Are We Worried About Kris Bryant’s Knee or Nah?

Remember when we thought the trade deadline would produce all kinds of excitement as contenders made moves to strengthen their respective cases? Maybe that still happens, but with a few hours to go we’re looking at the Mets and Reds as the splashiest teams around. Which, yeah.

So with little else to discuss and the Cubs playing like a sun-backed cocktail of bird crap and bug goo on your windshield that all the washer fluid on Earth only serves to smear around, I turn to Kris Bryant‘s recent performance. Or maybe I should have just left it to Brett Taylor, who appears to have nailed it with this this headline: Kris Bryant’s “Looked Bad” Since the Knee Tweak, But, It’s Like, Dude, It’s Four Games, Chill Out.

On second thought, I’m going to go ahead and add my two cents to the ante anyway. It’s easy to look at his last few games and freak out a little at 2-for-17 with just two singles and a walk against seven strikeouts (38.9%), but Bryant wasn’t necessarily scorching to start the second half. His .888 OPS, while quite solid, was buoyed by a .500 BABIP that was way too high for even his above-average career mark there.

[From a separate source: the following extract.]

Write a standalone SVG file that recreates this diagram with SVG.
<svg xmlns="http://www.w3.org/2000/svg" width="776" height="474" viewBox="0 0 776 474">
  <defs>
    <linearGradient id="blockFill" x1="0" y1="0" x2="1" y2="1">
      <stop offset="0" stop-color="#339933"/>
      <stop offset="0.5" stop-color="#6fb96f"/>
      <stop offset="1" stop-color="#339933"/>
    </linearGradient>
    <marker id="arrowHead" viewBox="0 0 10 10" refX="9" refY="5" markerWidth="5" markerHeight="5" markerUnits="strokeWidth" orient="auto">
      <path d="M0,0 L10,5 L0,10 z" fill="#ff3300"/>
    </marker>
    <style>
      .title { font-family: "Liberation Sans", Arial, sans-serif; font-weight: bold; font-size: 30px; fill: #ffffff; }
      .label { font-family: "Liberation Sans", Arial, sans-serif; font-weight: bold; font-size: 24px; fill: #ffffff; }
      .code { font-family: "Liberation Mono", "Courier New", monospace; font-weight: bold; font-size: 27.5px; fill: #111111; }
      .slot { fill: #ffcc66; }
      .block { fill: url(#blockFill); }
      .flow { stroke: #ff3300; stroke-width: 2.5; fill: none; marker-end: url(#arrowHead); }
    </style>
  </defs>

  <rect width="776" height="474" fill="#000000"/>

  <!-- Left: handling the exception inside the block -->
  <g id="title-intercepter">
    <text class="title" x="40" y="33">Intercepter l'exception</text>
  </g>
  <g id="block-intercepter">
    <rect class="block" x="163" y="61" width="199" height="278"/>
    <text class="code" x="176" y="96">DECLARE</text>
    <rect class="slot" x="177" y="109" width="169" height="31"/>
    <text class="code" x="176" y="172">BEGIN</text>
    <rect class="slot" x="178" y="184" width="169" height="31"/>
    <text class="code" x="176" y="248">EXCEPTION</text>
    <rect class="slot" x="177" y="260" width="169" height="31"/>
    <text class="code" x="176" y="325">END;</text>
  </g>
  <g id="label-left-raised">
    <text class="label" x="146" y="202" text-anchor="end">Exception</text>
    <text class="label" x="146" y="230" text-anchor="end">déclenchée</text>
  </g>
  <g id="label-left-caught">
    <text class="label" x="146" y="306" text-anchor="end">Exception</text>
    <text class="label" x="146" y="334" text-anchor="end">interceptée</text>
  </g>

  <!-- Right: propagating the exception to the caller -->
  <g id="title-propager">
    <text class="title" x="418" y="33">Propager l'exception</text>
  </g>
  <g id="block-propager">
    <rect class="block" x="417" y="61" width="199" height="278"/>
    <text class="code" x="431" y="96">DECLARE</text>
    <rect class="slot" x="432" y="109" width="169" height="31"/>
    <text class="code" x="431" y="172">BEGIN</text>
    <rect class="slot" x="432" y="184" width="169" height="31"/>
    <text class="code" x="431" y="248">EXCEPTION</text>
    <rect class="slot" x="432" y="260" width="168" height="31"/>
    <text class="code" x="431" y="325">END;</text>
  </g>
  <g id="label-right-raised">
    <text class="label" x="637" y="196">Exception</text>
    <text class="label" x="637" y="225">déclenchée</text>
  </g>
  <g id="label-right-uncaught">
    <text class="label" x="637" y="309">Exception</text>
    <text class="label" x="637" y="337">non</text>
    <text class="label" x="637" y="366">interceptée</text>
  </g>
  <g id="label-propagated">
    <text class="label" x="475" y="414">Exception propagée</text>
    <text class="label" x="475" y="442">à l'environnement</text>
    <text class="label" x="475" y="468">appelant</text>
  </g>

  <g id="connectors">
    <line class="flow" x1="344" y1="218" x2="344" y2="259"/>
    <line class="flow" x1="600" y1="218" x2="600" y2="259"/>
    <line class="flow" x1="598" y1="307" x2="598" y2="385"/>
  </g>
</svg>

And striking out 10 times over his first 25 plate appearances (40%) in the second half tells us something was amiss out of the gate. Bryant admitted as much, telling reporters in San Francisco that the knee trouble actually started during the All-Star break and that it was exacerbated when he caught a cleat on a turf mat prior the Giants game on July 24.

So is Bryan’t right knee the new left shoulder? On one hand, we could look at the Robel Garcia-esque strikeout rate and start worrying about what it means for the rest of the season. On the other, we could say that there simply isn’t enough data from which to draw conclusions. And while it does appear that the knee is bothering him a bit, it’s not enough to keep him out of the lineup.

This is another one of those things that comes up over the course of the season, whether it’s Bryant or anyone else, so the hope is that treatment and time serve to get it right as quickly as possible. One hot week will ensure no one will remember this knee thing at all, and Bryant is certainly capable of that at any point.

I know some of you are naturally jumping to the alternative, but we’re going to leave this off on a confidently hopeful note.